New York | AD34, AD40, AD50, AD52, AD68, AD72, AD84, AD92, AD103, and AD137 (Dem primaries)

Left-leaning groups like the Working Families Party and Democratic Socialists of America have pushed the legislature to the left over the last few cycles. Can they protect their incumbents? In these ten districts, Assemblymembers who are endorsed by the WFP or DSA face challengers this year. Bolts will track the overall results.
All incumbents won.
New York | AD56, AD82, and AD106 (Dem primaries)

Three New York Assemblymembers face challenges from their left in the form of candidates endorsed by the WFP and DSA: They are Stefani Zinerman (who faces Eon Huntley in HD56), Michael Benedetto (who faces Jonathan Soto in HD82), and Didi Barrett (who faces Claire Cousin in HD106). The incumbents are also receiving support from Solidarity PAC, a new super PAC formed to boost pro-Israel candidates.
All incumbents won.
New York | AD35 (Dem primary)

Hiram Monserrate, a former state seantor who allied with the GOP in the late 2000s and was then expelled from the Senate over domestic violence accusations, is trying yet another comeback. He faces nonprofit executive Larinda Hooks in this open race.
New York | AD37 (Dem primary)

Democratic Assemblymember Juan Ardila faced multiple sexual assault allegations earlier this year, prompting calls for him to resign. Instead, he is running for reelection. His two challengers have drawn support from different factions of the party. Claire Valdez has support from the WFP and from DSA; Johanna Carmona is backed by Solidarity PAC.
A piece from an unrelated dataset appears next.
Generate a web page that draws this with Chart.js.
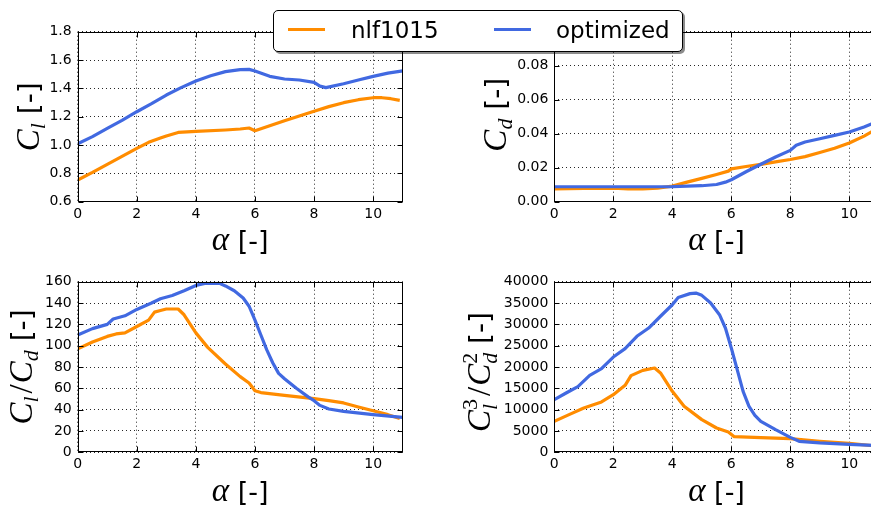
<!DOCTYPE html>
<html>
<head>
<meta charset="utf-8">
<script src="https://cdn.jsdelivr.net/npm/chart.js@4.4.0/dist/chart.umd.min.js"></script>
<style>
html,body{margin:0;padding:0;width:871px;height:506px;overflow:hidden;background:#fff;}
.panel{position:absolute;}
#legend{position:absolute;left:273px;top:10px;width:410px;height:42px;box-sizing:border-box;border:1px solid #000;border-radius:5px;background:#fff;box-shadow:2px 2px 0 rgba(0,0,0,0.45);font-family:"DejaVu Sans";font-size:23px;z-index:10;}
#legend .sw{position:absolute;height:3px;}
#legend .lb{position:absolute;line-height:23px;white-space:nowrap;color:#000;}
</style>
</head>
<body>
<div id="legend"></div>
<div class="panel" id="p_tl"><canvas id="c_tl"></canvas></div>
<div class="panel" id="p_tr"><canvas id="c_tr"></canvas></div>
<div class="panel" id="p_bl"><canvas id="c_bl"></canvas></div>
<div class="panel" id="p_br"><canvas id="c_br"></canvas></div>
<script>
// ---------------- data ----------------
const SERIES_NAMES = ['nlf1015', 'optimized'];

const X_TICKS = [0, 2, 4, 6, 8, 10];
const X_TICK_LABELS = ['0', '2', '4', '6', '8', '10'];

// Cl
const clAlphaBase = [0, 0.5, 1, 1.5, 2, 2.4, 2.8, 3, 3.4, 4, 5, 5.5, 5.8, 6, 6.5, 7, 7.5, 8, 8.5, 9, 9.5, 10, 10.3, 10.6, 10.9];
const clBase      = [0.753, 0.807, 0.864, 0.92, 0.976, 1.019, 1.049, 1.064, 1.089, 1.096, 1.106, 1.113, 1.12, 1.101, 1.136, 1.172, 1.205, 1.238, 1.271, 1.299, 1.32, 1.334, 1.334, 1.327, 1.315];
const clAlphaOpt  = [0, 0.5, 1, 1.5, 2, 2.5, 3, 3.5, 4, 4.5, 5, 5.5, 5.8, 6, 6.5, 7, 7.5, 8, 8.2, 8.4, 9, 9.5, 10, 10.5, 11];
const clOpt       = [1.009, 1.059, 1.118, 1.174, 1.235, 1.292, 1.353, 1.405, 1.452, 1.489, 1.518, 1.532, 1.534, 1.522, 1.485, 1.466, 1.459, 1.442, 1.416, 1.405, 1.433, 1.459, 1.485, 1.508, 1.524];
const CL_TICKS = [0.6, 0.8, 1.0, 1.2, 1.4, 1.6, 1.8];
const CL_TICK_LABELS = ['0.6', '0.8', '1.0', '1.2', '1.4', '1.6', '1.8'];

// Cd
const cdAlphaBase = [0, 1, 2, 2.5, 3, 3.5, 4, 4.5, 5, 5.5, 5.9, 6, 6.5, 7, 7.5, 8, 8.5, 9, 9.5, 10, 10.5, 10.9];
const cdBase      = [0.0076, 0.0078, 0.008, 0.0076, 0.0076, 0.008, 0.0092, 0.0115, 0.0137, 0.016, 0.018, 0.0193, 0.0207, 0.022, 0.0234, 0.0248, 0.0265, 0.0289, 0.0314, 0.0345, 0.0386, 0.0425];
const cdAlphaOpt  = [0, 1, 2, 3, 4, 5, 5.5, 5.8, 6, 6.5, 7, 7.5, 8, 8.2, 8.5, 9, 9.5, 10, 10.5, 11];
const cdOpt       = [0.0088, 0.0088, 0.0088, 0.0088, 0.0089, 0.0094, 0.0101, 0.0115, 0.0129, 0.0176, 0.022, 0.0263, 0.0302, 0.0332, 0.0351, 0.037, 0.039, 0.041, 0.0439, 0.0475];
const CD_TICKS = [0, 0.02, 0.04, 0.06, 0.08, 0.10];
const CD_TICK_LABELS = ['0.00', '0.02', '0.04', '0.06', '0.08', '0.10'];

// Cl/Cd
const ldAlphaBase = [0, 0.5, 1, 1.3, 1.6, 2, 2.4, 2.6, 2.8, 3, 3.4, 3.6, 4, 4.4, 5, 5.5, 5.8, 6, 6.2, 7, 8, 8.5, 9, 9.5, 10, 10.5, 10.9];
const ldBase      = [97, 103.4, 108.7, 111, 112, 118, 124, 131.5, 133, 134.4, 134.4, 129, 112, 98.4, 82.8, 71, 65, 57.8, 56, 53.4, 50.3, 48.4, 46.3, 42.5, 39, 35.3, 31.6];
const ldAlphaOpt  = [0, 0.5, 1, 1.2, 1.6, 2, 2.5, 2.8, 3.2, 3.6, 4, 4.3, 4.8, 5, 5.3, 5.6, 5.8, 6, 6.2, 6.4, 6.6, 6.8, 7, 7.4, 7.8, 8, 8.2, 8.5, 9, 10, 11];
const ldOpt       = [110, 116, 120, 125, 128, 134, 140, 144, 147, 151.5, 156.5, 158.4, 158.4, 156, 151.5, 144.7, 137, 124, 110, 96, 84, 74, 69, 60, 52, 48.4, 44, 40.6, 38.4, 35.3, 32.8];
const LD_TICKS = [0, 20, 40, 60, 80, 100, 120, 140, 160];
const LD_TICK_LABELS = ['0', '20', '40', '60', '80', '100', '120', '140', '160'];

// Cl^3/Cd^2
const peAlphaBase = [0, 0.5, 1, 1.6, 2, 2.4, 2.6, 3, 3.4, 3.6, 4, 4.4, 5, 5.5, 5.9, 6.1, 7, 8, 9, 10, 10.9];
const peBase      = [7270, 8830, 10400, 11800, 13500, 15700, 17970, 19200, 19770, 18600, 14300, 10780, 7660, 5700, 4770, 3670, 3440, 3200, 2580, 2110, 1480];
const peAlphaOpt  = [0, 0.4, 0.8, 1.2, 1.6, 2, 2.4, 2.8, 3.2, 3.6, 4, 4.2, 4.6, 4.8, 5, 5.3, 5.6, 5.8, 6, 6.2, 6.4, 6.6, 6.8, 7, 7.5, 8, 8.3, 9, 10, 11];
const peOpt       = [12340, 13900, 15400, 18050, 19600, 22340, 24300, 27200, 29140, 31900, 34600, 36300, 37200, 37340, 36800, 35000, 32270, 29140, 24450, 19400, 14300, 10780, 8670, 7270, 5300, 3500, 2580, 2190, 1880, 1550];
const PE_TICKS = [0, 5000, 10000, 15000, 20000, 25000, 30000, 35000, 40000];
const PE_TICK_LABELS = ['0', '5000', '10000', '15000', '20000', '25000', '30000', '35000', '40000'];

// ---------------- style ----------------
const COLORS = ['#ff8c00', '#4169e1'];
const SERIF_I = (s) => 'italic ' + s + 'px "Liberation Serif"';
const SERIF = (s) => s + 'px "Liberation Serif"';
const SANS = (s) => s + 'px "DejaVu Sans"';
const BIG = 33, SMALL = 22, BR_SZ = 28;

const X_TITLE = [{t: 'α', font: SERIF_I(BIG)}, {t: ' [-]', font: SANS(27)}];
const Y_TITLES = {
  tl: [{t: 'C', font: SERIF_I(BIG)}, {t: 'l', font: SERIF_I(SMALL), dy: 6}, {t: ' [-]', font: SANS(BR_SZ)}],
  tr: [{t: 'C', font: SERIF_I(BIG)}, {t: 'd', font: SERIF_I(SMALL), dy: 6}, {t: ' [-]', font: SANS(BR_SZ)}],
  bl: [{t: 'C', font: SERIF_I(BIG)}, {t: 'l', font: SERIF_I(SMALL), dy: 6, gap: 3}, {t: '/', font: SERIF(BIG), gap: 1},
       {t: 'C', font: SERIF_I(BIG)}, {t: 'd', font: SERIF_I(SMALL), dy: 6}, {t: ' [-]', font: SANS(BR_SZ)}],
  br: [{t: 'C', font: SERIF_I(BIG)}, {sup: '3', sub: 'l', font: SERIF(SMALL), subFont: SERIF_I(SMALL), supDy: -13, subDy: 7, gap: 3},
       {t: '/', font: SERIF(BIG), gap: 1},
       {t: 'C', font: SERIF_I(BIG)}, {sup: '2', sub: 'd', font: SERIF(SMALL), subFont: SERIF_I(SMALL), supDy: -13, subDy: 7},
       {t: ' [-]', font: SANS(BR_SZ)}]
};

// layout (chart areas in page pixels and container boxes)
const PANELS = {
  tl: {box: [0, 0, 413, 262],     area: [77.7, 31.7, 402.7, 201.7], yTitleX: 39, yTitleShift: 0},
  tr: {box: [450, 0, 440, 262],   area: [554.3, 31.7, 878.8, 201.7], yTitleX: 506, yTitleShift: -2},
  bl: {box: [0, 262, 413, 244],   area: [77.7, 281.7, 402.7, 452.3], yTitleX: 32, yTitleShift: 0},
  br: {box: [450, 262, 440, 244], area: [554.3, 281.7, 878.8, 452.3], yTitleX: 490, yTitleShift: 5}
};
const X_AXIS_H = 20;
const X_TITLE_BASELINE = 48.5;

function measureSegs(ctx, segs) {
  return segs.map(s => {
    if (s.sup !== undefined) {
      ctx.font = s.font; const a = ctx.measureText(s.sup).width;
      ctx.font = s.subFont || s.font; const b = ctx.measureText(s.sub).width;
      return Math.max(a, b) + (s.gap || 0);
    }
    ctx.font = s.font; return ctx.measureText(s.t).width + (s.gap || 0);
  });
}
function drawRich(ctx, segs, cx, cy, rotate) {
  const w = measureSegs(ctx, segs);
  const total = w.reduce((a, b) => a + b, 0);
  ctx.save();
  ctx.translate(cx, cy);
  if (rotate) ctx.rotate(-Math.PI / 2);
  ctx.fillStyle = '#000';
  ctx.textAlign = 'left';
  ctx.textBaseline = 'alphabetic';
  let x = -total / 2;
  segs.forEach((s, i) => {
    if (s.sup !== undefined) {
      ctx.font = s.font; ctx.fillText(s.sup, x, s.supDy);
      ctx.font = s.subFont || s.font; ctx.fillText(s.sub, x, s.subDy);
    } else {
      ctx.font = s.font; ctx.fillText(s.t, x, s.dy || 0);
    }
    x += w[i];
  });
  ctx.restore();
}

const framePlugin = {
  id: 'mplFrame',
  afterDraw(chart, args, opts) {
    const {ctx, chartArea: a, scales} = chart;
    const L = Math.round(a.left) + 0.5, R = Math.round(a.right) - 0.5;
    const T = Math.round(a.top) + 0.5, B = Math.round(a.bottom) - 0.5;
    ctx.save();
    ctx.strokeStyle = '#000';
    ctx.lineWidth = 1;
    ctx.beginPath();
    const TL = 5;
    scales.x.ticks.forEach(t => {
      const px = Math.round(scales.x.getPixelForValue(t.value)) + 0.5;
      ctx.moveTo(px, B); ctx.lineTo(px, B - TL);
      ctx.moveTo(px, T); ctx.lineTo(px, T + TL);
    });
    scales.y.ticks.forEach(t => {
      const py = Math.round(scales.y.getPixelForValue(t.value)) + 0.5;
      ctx.moveTo(L, py); ctx.lineTo(L + TL, py);
      ctx.moveTo(R, py); ctx.lineTo(R - TL, py);
    });
    ctx.stroke();
    ctx.strokeRect(L, T, R - L, B - T);
    ctx.restore();
    // axis titles
    drawRich(ctx, opts.xTitle, (a.left + a.right) / 2, a.bottom + X_TITLE_BASELINE, false);
    drawRich(ctx, opts.yTitle, opts.yTitleX, (a.top + a.bottom) / 2 + opts.yTitleShift, true);
  }
};

function pts(xs, ys) { return xs.map((x, i) => ({x: x, y: ys[i]})); }

function makePanel(key, series, yMin, yMax, yTicks, yLabels) {
  const P = PANELS[key];
  const [bx, by, bw, bh] = P.box;
  const [al, at, ar, ab] = P.area;
  const el = document.getElementById('p_' + key);
  el.style.left = bx + 'px'; el.style.top = by + 'px';
  el.style.width = bw + 'px'; el.style.height = bh + 'px';
  const yW = al - bx;
  const pad = {left: 0, top: at - by, right: bx + bw - ar, bottom: by + bh - ab - X_AXIS_H};
  const tickFont = {family: 'DejaVu Sans', size: 14};
  new Chart(document.getElementById('c_' + key), {
    type: 'scatter',
    data: {
      datasets: series.map((s, i) => ({
        label: SERIES_NAMES[i],
        data: pts(s[0], s[1]),
        showLine: true,
        borderColor: COLORS[i],
        backgroundColor: COLORS[i],
        borderWidth: 3.2,
        pointRadius: 0,
        pointHoverRadius: 0,
        tension: 0,
        borderJoinStyle: 'round',
        order: i === 1 ? 0 : 1
      }))
    },
    options: {
      responsive: true,
      maintainAspectRatio: false,
      animation: false,
      devicePixelRatio: 1,
      layout: {padding: pad},
      plugins: {
        legend: {display: false},
        tooltip: {enabled: false},
        mplFrame: {xTitle: X_TITLE, yTitle: Y_TITLES[key], yTitleX: P.yTitleX - bx, yTitleShift: P.yTitleShift}
      },
      scales: {
        x: {
          type: 'linear', min: 0, max: 11,
          afterBuildTicks: s => { s.ticks = X_TICKS.map(v => ({value: v})); },
          afterFit: s => { s.height = X_AXIS_H; },
          ticks: {font: tickFont, color: '#000', padding: 4, maxRotation: 0, autoSkip: false,
                  callback: (v) => X_TICK_LABELS[X_TICKS.indexOf(v)]},
          grid: {color: 'rgba(0,0,0,0.85)', lineWidth: 1, drawTicks: false},
          border: {display: false, dash: [1, 3]}
        },
        y: {
          type: 'linear', min: yMin, max: yMax,
          afterBuildTicks: s => { s.ticks = yTicks.map(v => ({value: v})); },
          afterFit: s => { s.width = yW; },
          ticks: {font: tickFont, color: '#000', padding: 6, autoSkip: false,
                  callback: (v) => { const k = yTicks.findIndex(t => Math.abs(t - v) < 1e-9); return yLabels[k]; }},
          grid: {color: 'rgba(0,0,0,0.85)', lineWidth: 1, drawTicks: false},
          border: {display: false, dash: [1, 3]}
        }
      }
    },
    plugins: [framePlugin]
  });
}

Chart.defaults.font.family = 'DejaVu Sans';

makePanel('tl', [[clAlphaBase, clBase], [clAlphaOpt, clOpt]], 0.6, 1.8, CL_TICKS, CL_TICK_LABELS);
makePanel('tr', [[cdAlphaBase, cdBase], [cdAlphaOpt, cdOpt]], 0, 0.1, CD_TICKS, CD_TICK_LABELS);
makePanel('bl', [[ldAlphaBase, ldBase], [ldAlphaOpt, ldOpt]], 0, 160, LD_TICKS, LD_TICK_LABELS);
makePanel('br', [[peAlphaBase, peBase], [peAlphaOpt, peOpt]], 0, 40000, PE_TICKS, PE_TICK_LABELS);

// legend (HTML)
const LEG_SWATCH_X = [14, 220];
const LEG_TEXT_X = [77, 282];
const lg = document.getElementById('legend');
SERIES_NAMES.forEach((n, i) => {
  const sw = document.createElement('div');
  sw.className = 'sw';
  sw.style.left = LEG_SWATCH_X[i] + 'px'; sw.style.top = '17px'; sw.style.width = '37px';
  sw.style.background = COLORS[i];
  lg.appendChild(sw);
  const lb = document.createElement('div');
  lb.className = 'lb';
  lb.style.left = LEG_TEXT_X[i] + 'px'; lb.style.top = '7.5px';
  lb.textContent = n;
  lg.appendChild(lb);
});
</script>
</body>
</html>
Colorado | Denver (Dem primary)

With Denver DA Beth McCann retiring, two candidates are running to replace her in the Democratic primary. A candidate who was championing reform positions, civil rights attorney Lisi Owen, failed to make the ballot in April, narrowing the range of options.
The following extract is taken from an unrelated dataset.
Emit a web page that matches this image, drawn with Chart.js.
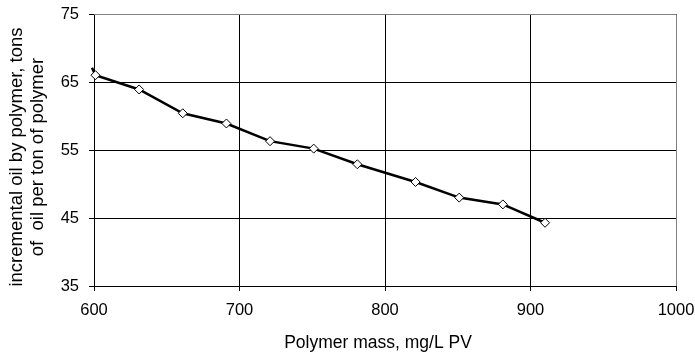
<!DOCTYPE html>
<html>
<head>
<meta charset="utf-8">
<script src="https://cdn.jsdelivr.net/npm/chart.js@4/dist/chart.umd.min.js"></script>
<style>
  html, body { margin: 0; padding: 0; background: #fff; }
  #wrap { width: 695px; height: 357px; }
</style>
</head>
<body>
<div id="wrap"><canvas id="chart" width="695" height="357"></canvas></div>
<script>
// Data {
    const polymerMass = [598.6, 601, 631, 661, 691, 721, 751, 781, 821, 851, 881, 910];
    const incrementalOil = [67.1, 66.0, 63.9, 60.4, 58.9, 56.3, 55.2, 52.9, 50.3, 48.0, 47.0, 44.3];
    const xTicks = [600, 700, 800, 900, 1000];
    const yTicks = [35, 45, 55, 65, 75];
    const xTitle = 'Polymer mass, mg/L PV';
    const yTitle = ['incremental oil by polymer, tons', 'of  oil per ton of polymer'];
// };

const points = polymerMass.map((x, i) => ({ x: x, y: incrementalOil[i] }));
const radii = polymerMass.map((x, i) => i === 0 ? 0 : 4.5);
const family = '"Liberation Sans", Arial, sans-serif';
const tickFont = { family: family, size: 16.5 };

// Plot border (gray top/right) and axis titles {
const frame = {
    id: 'frame',
    beforeDatasetsDraw(chart) {
        const a = chart.chartArea, c = chart.ctx;
        c.save();
        c.strokeStyle = '#808080';
        c.lineWidth = 1;
        c.beginPath();
        c.moveTo(a.left, a.top + 0.5);
        c.lineTo(a.right + 0.5, a.top + 0.5);
        c.lineTo(a.right + 0.5, a.bottom);
        c.stroke();
        c.restore();
    },
    afterDraw(chart) {
        const a = chart.chartArea, c = chart.ctx;
        c.save();
        c.fillStyle = '#000';
        c.textBaseline = 'alphabetic';
        c.textAlign = 'center';
        c.font = '17.5px ' + family;
        c.fillText(xTitle, (a.left + a.right) / 2 - 7, 348);
        c.font = '18.5px ' + family;
        const cy = (a.top + a.bottom) / 2 + 7;
        [21.5, 42.5].forEach((bx, i) => {
            c.save();
            c.translate(bx, cy);
            c.rotate(-Math.PI / 2);
            c.fillText(yTitle[i], 0, 0);
            c.restore();
        });
        c.restore();
    }
};
// };

new Chart(document.getElementById('chart').getContext('2d'), {
    type: 'scatter',
    data: {
        datasets: [{
            data: points,
            showLine: true,
            borderColor: '#000',
            borderWidth: 2.5,
            pointStyle: 'rectRot',
            pointRadius: radii,
            pointBackgroundColor: '#fff',
            pointBorderColor: '#000',
            pointBorderWidth: 1,
            clip: false
        }]
    },
    options: {
        responsive: false,
        animation: false,
        layout: { padding: { left: 0, right: 19, top: 14, bottom: 0 } },
        plugins: { legend: { display: false }, tooltip: { enabled: false } },
        scales: {
            x: {
                type: 'linear',
                min: 600, max: 1000,
                afterBuildTicks: s => { s.ticks = xTicks.map(v => ({ value: v })); },
                afterFit: s => { s.height = 71; s.paddingLeft = 0; s.paddingRight = 0; },
                grid: { color: '#000', lineWidth: 1, tickLength: 5 },
                border: { color: '#000', width: 1 },
                ticks: { color: '#000', font: tickFont, padding: 10, maxRotation: 0, callback: v => String(v) }
            },
            y: {
                type: 'linear',
                min: 35, max: 75,
                afterBuildTicks: s => { s.ticks = yTicks.map(v => ({ value: v })); },
                afterFit: s => { s.width = 94; s.paddingTop = 0; s.paddingBottom = 0; },
                grid: { color: '#000', lineWidth: 1, tickLength: 5 },
                border: { color: '#000', width: 1 },
                ticks: { color: '#000', font: tickFont, padding: 10, callback: v => String(v) }
            }
        }
    },
    plugins: [frame]
});
</script>
</body>
</html>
Candidate John Walsh, a former U.S. Attorney endorsed by McCann, is aligned with the incumbent’s approach of incremental change, Denverite reports. His opponent Leora Joseph, a former prosecutor who now leads the Office of Behavioral Health, is endorsed by the local police union and says the office should be more punitive. Unlike Walsh, Joseph is opposed to setting up a safe injection site in Denver. 
Colorado | 23rd district: Douglas, Elbert, and Lincoln counties (GOP primary)
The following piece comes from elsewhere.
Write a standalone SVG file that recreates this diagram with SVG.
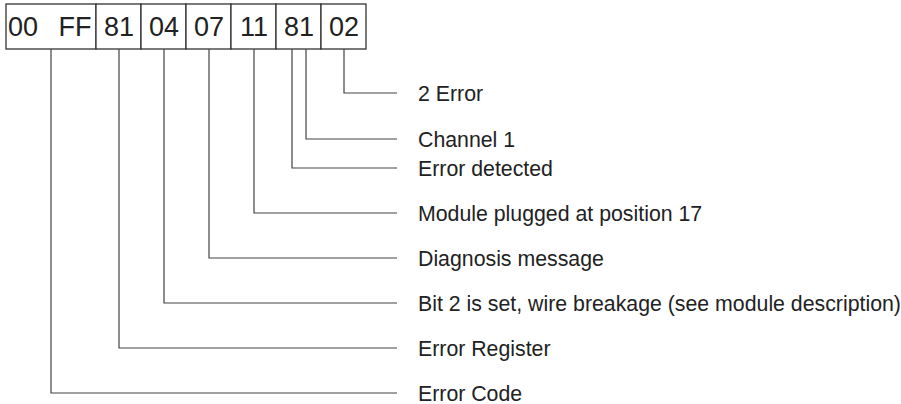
<svg xmlns="http://www.w3.org/2000/svg" width="901" height="404" viewBox="0 0 901 404">
<style>
.cell{fill:#fff;stroke:#333;stroke-width:1.3}
.bt{font-family:"Liberation Sans",Arial,sans-serif;font-size:27px;fill:#222;text-anchor:middle}
.lbl{font-family:"Liberation Sans",Arial,sans-serif;font-size:21.3px;fill:#222}
.conn{fill:none;stroke:#444;stroke-width:1.2}
</style>
<rect width="901" height="404" fill="#fff"/>
<g id="cell-00FF"><rect class="cell" x="6" y="4" width="90" height="45"/><text class="bt" x="23" y="36">00</text><text class="bt" x="75" y="36">FF</text></g>
<g id="cell-81a"><rect class="cell" x="96" y="4" width="45" height="45"/><text class="bt" x="119" y="36">81</text></g>
<g id="cell-04"><rect class="cell" x="141" y="4" width="45" height="45"/><text class="bt" x="164" y="36">04</text></g>
<g id="cell-07"><rect class="cell" x="186" y="4" width="45" height="45"/><text class="bt" x="209" y="36">07</text></g>
<g id="cell-11"><rect class="cell" x="231" y="4" width="45" height="45"/><text class="bt" x="254" y="36">11</text></g>
<g id="cell-81b"><rect class="cell" x="276" y="4" width="45" height="45"/><text class="bt" x="299" y="36">81</text></g>
<g id="cell-02"><rect class="cell" x="321" y="4" width="45" height="45"/><text class="bt" x="344" y="36">02</text></g>
<g id="connectors">
<polyline class="conn" points="344,49 344,93 397,93"/>
<polyline class="conn" points="306,49 306,139 397,139"/>
<polyline class="conn" points="292,49 292,168 397,168"/>
<polyline class="conn" points="254,49 254,213 397,213"/>
<polyline class="conn" points="209,49 209,258 397,258"/>
<polyline class="conn" points="164,49 164,303 397,303"/>
<polyline class="conn" points="119,49 119,348 397,348"/>
<polyline class="conn" points="51,49 51,393 397,393"/>
</g>
<g id="labels">
<text class="lbl" x="418" y="100.5">2 Error</text>
<text class="lbl" x="418" y="146.5">Channel 1</text>
<text class="lbl" x="418" y="175.5">Error detected</text>
<text class="lbl" x="418" y="220.5">Module plugged at position 17</text>
<text class="lbl" x="418" y="265.5">Diagnosis message</text>
<text class="lbl" x="418" y="310.5">Bit 2 is set, wire breakage (see module description)</text>
<text class="lbl" x="418" y="355.5">Error Register</text>
<text class="lbl" x="418" y="400.5">Error Code</text>
</g>
</svg>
George Brauchler, a former DA known for his defense of the death penalty and other harsh punishments such as life without parole for minors, is making a comeback in this newly-created district. He faces fellow Republican Dagny Van Der Jagt. (The primary winner will face no opponent in the general election.)
New York | Albany (Dem primary)

David Soares, the longtime Democratic DA of New York’s capital county, has been a vocal critic of his party’s recent criminal justice reforms, and pushed for their rollback. He faces challenger Lee Kindlon, backed by the Working Families Party, who has been more supportive toward these changes, Bolts reports.
New York | Westchester (Dem primary)

Mimi Rocah is retiring after just one term as Westchester County’s DA, and two Democrats are running to replace her: Susan Cacace, a former prosecutor and former judge, and William Wagstaff, a civil rights attorney who also has the Working Families Party’s support. (A third candidate dropped out mid-June.) The DA will take over in a county that’s seen repeat scandals with police misconduct, forcing questions on prosecutors as to how they’ll handle cases with possibly tainted testimony.